Right now, if you’re on salary, … you’re paying your Medicare tax on all of that … it’s part of your FICA. But if you’re Warren Buffett and you get most of your money from dividends and capital gains, you don’t pay Medicare tax on that. You’re eligible for it.  You’re going to get the same Medicare benefits as anybody else. But because your source of income is what’s called unearned income — capital gains and dividends — you don’t have to pay this.

Leave aside the obvious breach of Obama’s campaign promise to not levy new taxes on those earning less than $200,000.  Forget too the Democrat’s Orwellian wordplay in transmuting  a “Medicare tax” into an “unearned income Medicare contribution.” Instead, consider what is meant here by “unearned,” for it reveals much about the Obama/Pelosi worldview — including insights into how to combat it.

The concept of “unearned” income is the remnant of a long-refuted economic theory known as the “labor theory of value.”  Though first proposed by classical economists such as Smith and Ricardo, today it is most closely identified with Karl Marx, who was its last — and most consistent — advocate.

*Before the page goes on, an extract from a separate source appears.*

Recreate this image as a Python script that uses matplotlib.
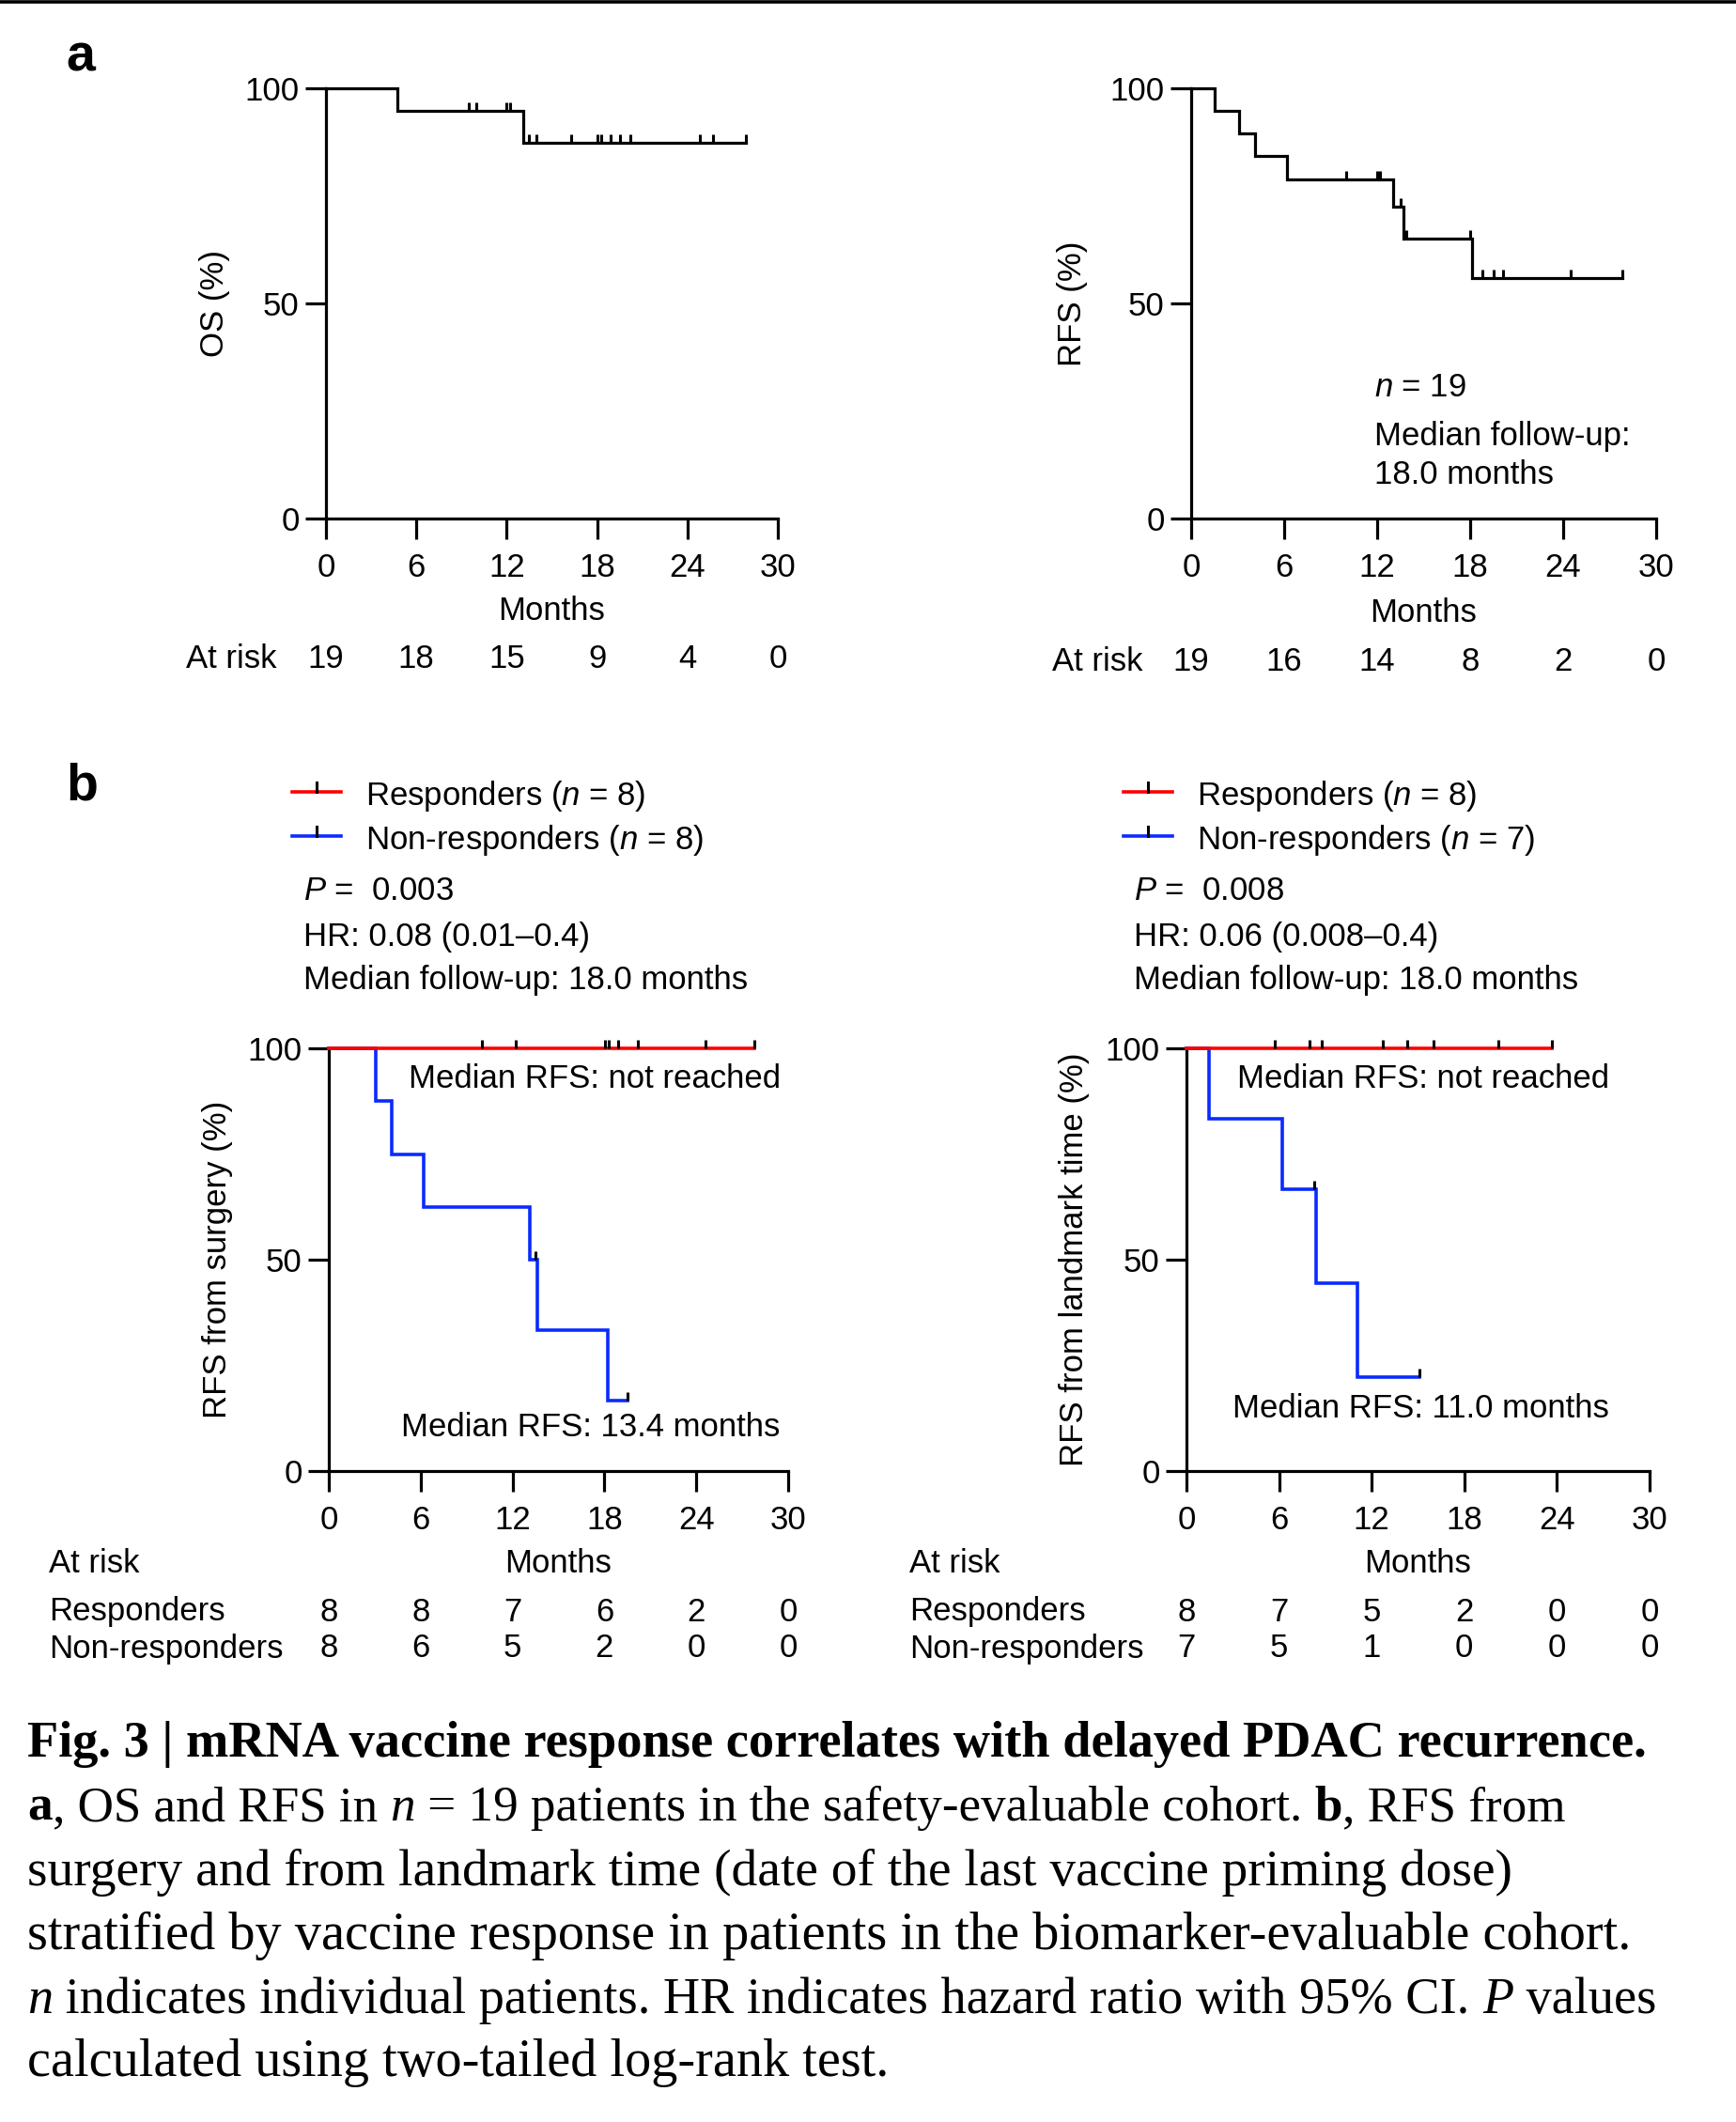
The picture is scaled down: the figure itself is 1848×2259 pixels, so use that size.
import numpy as np
import matplotlib
matplotlib.use("Agg")
import matplotlib.pyplot as plt
from matplotlib.lines import Line2D
from matplotlib.transforms import blended_transform_factory

W, H = 1848, 2259

MONTHS = [0, 6, 12, 18, 24, 30]

# panel a, overall survival (n = 19)
OS_T = [0, 4.75, 13.1]
OS_S = [100, 94.7, 87.4]
OS_END = 27.9
OS_CENSOR = [9.5, 10.0, 12.0, 12.2, 13.5, 14.0, 16.3, 18.0, 18.3, 18.9, 19.5,
             20.2, 24.8, 25.7, 27.9]
OS_AT_RISK = [19, 18, 15, 9, 4, 0]

# panel a, recurrence-free survival (n = 19)
RFS_T = [0, 1.5, 3.1, 4.1, 6.2, 13.0, 13.7, 18.1]
RFS_S = [100, 94.7, 89.5, 84.2, 78.9, 72.4, 65.1, 55.8]
RFS_END = 27.8
RFS_CENSOR = [10.0, 12.0, 12.2, 13.5, 13.9, 18.0, 18.8, 19.5, 20.1, 24.5, 27.8]
RFS_AT_RISK = [19, 16, 14, 8, 2, 0]

# panel b, RFS from surgery
SUR_RESP_T = [0]
SUR_RESP_S = [100]
SUR_RESP_END = 27.8
SUR_RESP_CENSOR = [10.0, 12.2, 18.05, 18.3, 18.9, 20.2, 24.6, 27.8]
SUR_NON_T = [0, 3.07, 4.13, 6.2, 13.1, 13.65, 18.2]
SUR_NON_S = [100, 87.5, 75.0, 62.5, 50.0, 33.3, 16.7]
SUR_NON_END = 19.5
SUR_NON_CENSOR = [13.5, 19.5]
SUR_RESP_RISK = [8, 8, 7, 6, 2, 0]
SUR_NON_RISK = [8, 6, 5, 2, 0, 0]

# panel b, RFS from landmark time
LMK_RESP_T = [0]
LMK_RESP_S = [100]
LMK_RESP_END = 23.7
LMK_RESP_CENSOR = [5.7, 8.0, 8.75, 12.7, 14.3, 16.0, 20.2, 23.7]
LMK_NON_T = [0, 1.47, 6.2, 8.4, 11.1]
LMK_NON_S = [100, 83.3, 66.7, 44.4, 22.2]
LMK_NON_END = 15.1
LMK_NON_CENSOR = [8.3, 15.1]
LMK_RESP_RISK = [8, 7, 5, 2, 0, 0]
LMK_NON_RISK = [7, 5, 1, 0, 0, 0]

RED = "#ff0000"
BLUE = "#0a2aff"
FS = 25

plt.rcParams["font.family"] = "Liberation Sans"
plt.rcParams["mathtext.fontset"] = "custom"
plt.rcParams["mathtext.rm"] = "Liberation Sans"
plt.rcParams["mathtext.it"] = "Liberation Sans:italic"

fig = plt.figure(figsize=(W / 100, H / 100), dpi=100)


def fx(x):
    return x / W


def fy(y):
    return 1 - y / H


def fyc(y):
    # centre of a text line (va="center" sits a few px high)
    return fy(y + 3)


def add_axes(left, top, right, bottom):
    return fig.add_axes([fx(left), fy(bottom), (right - left) / W, (bottom - top) / H])


TICK = [(0, 0), (0, 1)]  # upward censor tick, starts on the curve


def km(ax, t, s, end, censor, color, lw=2.3):
    x = list(t) + [end]
    y = list(s) + [s[-1]]
    ax.step(x, y, where="post", color=color, lw=lw, clip_on=False,
            solid_joinstyle="miter", zorder=3)
    t = np.asarray(t)
    lev = [s[np.searchsorted(t, c, side="right") - 1] for c in censor]
    ax.plot(censor, lev, ls="none", marker=TICK, ms=13, mew=2.2, mec="k",
            clip_on=False, zorder=4)


def style_axes(ax, ylabel, ylab_x, months_y):
    ax.set_xlim(0, 30)
    ax.set_ylim(0, 100)
    ax.set_xticks(MONTHS)
    ax.set_yticks([0, 50, 100])
    ax.spines["top"].set_visible(False)
    ax.spines["right"].set_visible(False)
    for s in ["left", "bottom"]:
        ax.spines[s].set_linewidth(2.3)
    ax.tick_params(length=16, width=2.3, labelsize=FS)
    ax.tick_params(axis="y", pad=4.5)
    ax.tick_params(axis="x", pad=10)
    ax.set_ylabel(ylabel, fontsize=FS)
    ax.yaxis.set_label_coords(ylab_x, 0.5)
    ax.set_xlabel("Months", fontsize=FS)
    ax.xaxis.set_label_coords(0.5, fyc(months_y),
                              transform=blended_transform_factory(ax.transAxes, fig.transFigure))
    ax.xaxis.label.set_va("center")


def risk_row(ax, y, counts):
    tr = blended_transform_factory(ax.transData, fig.transFigure)
    for m, c in zip(MONTHS, counts):
        ax.text(m, fyc(y), str(c), transform=tr, ha="center", va="center", fontsize=FS)


# top rule
fig.add_artist(Line2D([0, 1], [fy(1.5), fy(1.5)], color="k", lw=2.6, transform=fig.transFigure))

# ---------------- panel a ----------------
fig.text(fx(70), fy(62), "a", fontsize=40, fontweight="bold", va="center")

ax_os = add_axes(347, 94, 828, 552)
km(ax_os, OS_T, OS_S, OS_END, OS_CENSOR, "k")
style_axes(ax_os, "OS (%)", -0.212, 648)
risk_row(ax_os, 699, OS_AT_RISK)
fig.text(fx(295), fyc(699), "At risk", ha="right", va="center", fontsize=FS)

ax_rfs = add_axes(1268, 94, 1763, 552)
km(ax_rfs, RFS_T, RFS_S, RFS_END, RFS_CENSOR, "k")
style_axes(ax_rfs, "RFS (%)", -0.223, 650)
risk_row(ax_rfs, 701, RFS_AT_RISK)
fig.text(fx(1217), fyc(701), "At risk", ha="right", va="center", fontsize=FS)
ax_rfs.text(11.8, 30.5, "$n$ = 19", fontsize=FS, va="center")
ax_rfs.text(11.8, 19.0, "Median follow-up:", fontsize=FS, va="center")
ax_rfs.text(11.8, 10.2, "18.0 months", fontsize=FS, va="center")

# ---------------- panel b ----------------
fig.text(fx(70), fy(837), "b", fontsize=40, fontweight="bold", va="center")


def legend_row(x0, x1, y, color, label, text_x):
    fig.add_artist(Line2D([fx(x0), fx(x1)], [fy(y), fy(y)], color=color, lw=2.6,
                          transform=fig.transFigure))
    xm = (x0 + x1) / 2
    fig.add_artist(Line2D([fx(xm), fx(xm)], [fy(y), fy(y - 10)], color="k", lw=2.2,
                          transform=fig.transFigure))
    fig.text(fx(text_x), fyc(y + 2), label, fontsize=FS, va="center")


def panel_b(ax, ylabel, resp, non, resp_risk, non_risk, n_non, p_txt, hr_txt,
            med_non, med_non_y, med_x, leg_x, txt_x, risk_x):
    km(ax, *non, BLUE, lw=2.6)
    km(ax, *resp, RED, lw=2.6)
    ax.text(med_x, 92.7, "Median RFS: not reached", fontsize=FS, ha="right", va="center")
    ax.text(med_x, med_non_y, med_non, fontsize=FS, ha="right", va="center")
    legend_row(leg_x, leg_x + 52, 843, RED, "Responders ($n$ = 8)", leg_x + 78)
    legend_row(leg_x, leg_x + 52, 890, BLUE, "Non-responders ($n$ = %d)" % n_non, leg_x + 78)
    fig.text(fx(txt_x), fyc(946), "$P$ =  " + p_txt, fontsize=FS, va="center")
    fig.text(fx(txt_x), fyc(994), hr_txt, fontsize=FS, va="center")
    fig.text(fx(txt_x), fyc(1041), "Median follow-up: 18.0 months", fontsize=FS, va="center")
    style_axes(ax, ylabel, -0.209, 1661)
    fig.text(fx(risk_x), fyc(1661), "At risk", fontsize=FS, va="center")
    fig.text(fx(risk_x), fyc(1713), "Responders", fontsize=FS, va="center")
    fig.text(fx(risk_x), fyc(1752), "Non-responders", fontsize=FS, va="center")
    risk_row(ax, 1713, resp_risk)
    risk_row(ax, 1752, non_risk)


ax_sur = add_axes(350, 1116, 839, 1566)
panel_b(ax_sur, "RFS from surgery (%)",
        (SUR_RESP_T, SUR_RESP_S, SUR_RESP_END, SUR_RESP_CENSOR),
        (SUR_NON_T, SUR_NON_S, SUR_NON_END, SUR_NON_CENSOR),
        SUR_RESP_RISK, SUR_NON_RISK, 8, "0.003", "HR: 0.08 (0.01\u20130.4)",
        "Median RFS: 13.4 months", 10.4, 29.5, 311, 323, 52)

ax_lmk = add_axes(1263, 1116, 1756, 1566)
panel_b(ax_lmk, "RFS from landmark time (%)",
        (LMK_RESP_T, LMK_RESP_S, LMK_RESP_END, LMK_RESP_CENSOR),
        (LMK_NON_T, LMK_NON_S, LMK_NON_END, LMK_NON_CENSOR),
        LMK_RESP_RISK, LMK_NON_RISK, 7, "0.008", "HR: 0.06 (0.008\u20130.4)",
        "Median RFS: 11.0 months", 14.7, 27.4, 1196, 1207, 968)

# ---------------- caption ----------------
CAP_FONT = "Liberation Serif"
CAP_LEFT = 29
renderer = fig.canvas.get_renderer()


def run_width(txt, size, weight, style):
    t1 = fig.text(0, 0, txt + "l", fontsize=size, fontweight=weight, fontstyle=style, family=CAP_FONT)
    t2 = fig.text(0, 0, "l", fontsize=size, fontweight=weight, fontstyle=style, family=CAP_FONT)
    w = t1.get_window_extent(renderer).width - t2.get_window_extent(renderer).width
    t1.remove()
    t2.remove()
    return w


def line_width(runs, size):
    return sum(run_width(t, size, wt, st) for t, wt, st in runs)


def draw_runs(y, runs, size):
    x = CAP_LEFT
    for txt, wt, st in runs:
        fig.text(fx(x), fy(y), txt, fontsize=size, fontweight=wt, fontstyle=st,
                 family=CAP_FONT, va="baseline")
        x += run_width(txt, size, wt, st)


R, B, I = ("normal", "normal"), ("bold", "normal"), ("normal", "italic")
CAPTION = [
    [("Fig. 3 | mRNA vaccine response correlates with delayed PDAC recurrence.",) + B],
    [("a",) + B, (", OS and RFS in ",) + R, ("n",) + I,
     (" = 19 patients in the safety-evaluable cohort. ",) + R, ("b",) + B, (", RFS from",) + R],
    [("surgery and from landmark time (date of the last vaccine priming dose)",) + R],
    [("stratified by vaccine response in patients in the biomarker-evaluable cohort.",) + R],
    [("n",) + I, (" indicates individual patients. HR indicates hazard ratio with 95% CI. ",) + R,
     ("P",) + I, (" values",) + R],
    [("calculated using two-tailed log-rank test.",) + R],
]
CAP_BASE = [1870, 1938, 2007, 2075, 2143, 2210]
CAP_RIGHT = [1750, 1667, 1610, 1739, 1760, 946]

for y, right, runs in zip(CAP_BASE, CAP_RIGHT, CAPTION):
    size = 30 * (right - CAP_LEFT) / line_width(runs, 30)
    draw_runs(y, runs, size)

fig.savefig("out.png", dpi=100)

Essentially the labor theory of value holds that values are determined by the (physical) labor it takes to create them. Thus physical exertion becomes the measure of an item’s worth. According to  Marx — and to his modern adherents like Obama, Pelosi et. al. — any values created in ways other than by brute force are “unearned.” (J.S. Mill originally coined the term “unearned increment” to characterize the appreciation of property  “without exertion or sacrifice.”)   So while today’s politicians generally fail to protect the individual’s right to property, they’re openly hostile to so-called “unearned” income and property.  Hence their unabashed support for these new taxes.

But does their Marxist view represent an accurate description of the productive process? Certainly physical labor is often required to convert the raw material of nature into the specific forms we need to live.  Yet increasingly, productivity stems from our abstract knowledge of the world (science) and our imaginative methods of putting this knowledge to use (technology). The value of inventing a transistor or discovering a polio vaccine simply cannot be measured in labor units. But this doesn’t mean that the years of dedication and the unyielding independence of spirit that such accomplishments demand should somehow be discounted. On the contrary: doing so is patently unjust.

To further appreciate the travesty of characterizing certain income as “unearned,” let’s consider where capital gains, dividends, and interest come from. Essentially they’re the product of thoughtfully deployed capital or savings. To obtain them requires many arduous steps, the first of which is to produce more than one consumes. Given today’s consumer mentality, this in itself is something most are unwilling to do. (Note too that in the initial savings phase, income from production is typically taxed, such that future taxes on savings amounts to double taxation.)